Bu gurupları daha iyi tanımlamak için, hayatın içerisinden örnekleyerek, mavi yakalılar, beyaz yakalılar ve patronlarla üst yöneticiler olarak tanımlarsak, esasa müteallik bir hata yapmamış oluruz. Çevremizde, her üç guruptan da insanlar vardır. Bunların davranışlarını dikkatlice incelersek, mavi yakalıların kendi aralarında, beyaz yakalıların kendi aralarında, patronların da yine kendi aralarında daha samimi olduklarını müşahede ederiz. Fakat bir guruptaki insanın diğer guruptaki biriyle olan tavrına bakarsak, çoğunluğunun birbirlerine tiyatro oynadıklarını görürüz.
İşte bu üç gurubun insanlarının, birbirleriyle ilişkilerinde sergiledikleri tiyatro ne kadar gerçeklikten uzaklaşırsa, o ülkenin geleceğine karamsar bakılması aynı oranda artar. Bu gurupların birbirlerine karşı davranışlarındaki farklılıktan, en çok faydalanan zenginler olurlar. Öyle ki, zenginlerin, yani patronların ve siyasetteki üst yöneticilerin, diğer guruplara karşı söylemleri ile yaptıkları uygulamalar arasındaki fark arttıkça, zenginlikleri ve makamları artmaktadır.
Yazımızın başlarında da belirtiğimiz gibi, bizim yaptığımız bir genellemedir.

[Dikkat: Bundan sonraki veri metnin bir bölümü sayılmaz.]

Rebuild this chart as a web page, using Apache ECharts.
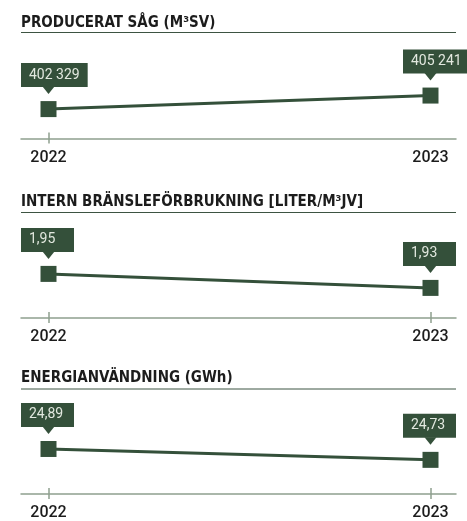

Bu üç guruba mensup insanların içerisinde, yapılan genellemeden farklı anlayıştaki insanlar mevcuttur. Bu farklı anlayıştakilerin davranışları, birbirlerine düşmanca bir tavırda olmadığı gibi, çıkarlarını düşünmeden insanlığa örnek olacak şekilde, birbirlerine benzer niteliktedir.
Zaten bizim, bu yazıda dikkat çekmek istediğimiz husus da, bu durumdur. Amacımız, bu gurupların mensuplarının bazılarının sergilediği, böylesine güzellikteki benzer davranışların ve anlayışların, ulviyetini gözler önüne sermektir. Gurupların anlayışları arasındaki benzeşme arttıkça, insanlar menfaatlerine göre değil, insanlığın gereklerine göre davranışları artacaktır. Dolayısıyla, o ülkedeki huzur artacaktır. Huzurlu ülke sayısı arttıkça, dünyadaki huzur da artacaktır. Dolayısıyla insanlık, huzura doğru emin adımlarla yol alacaktır.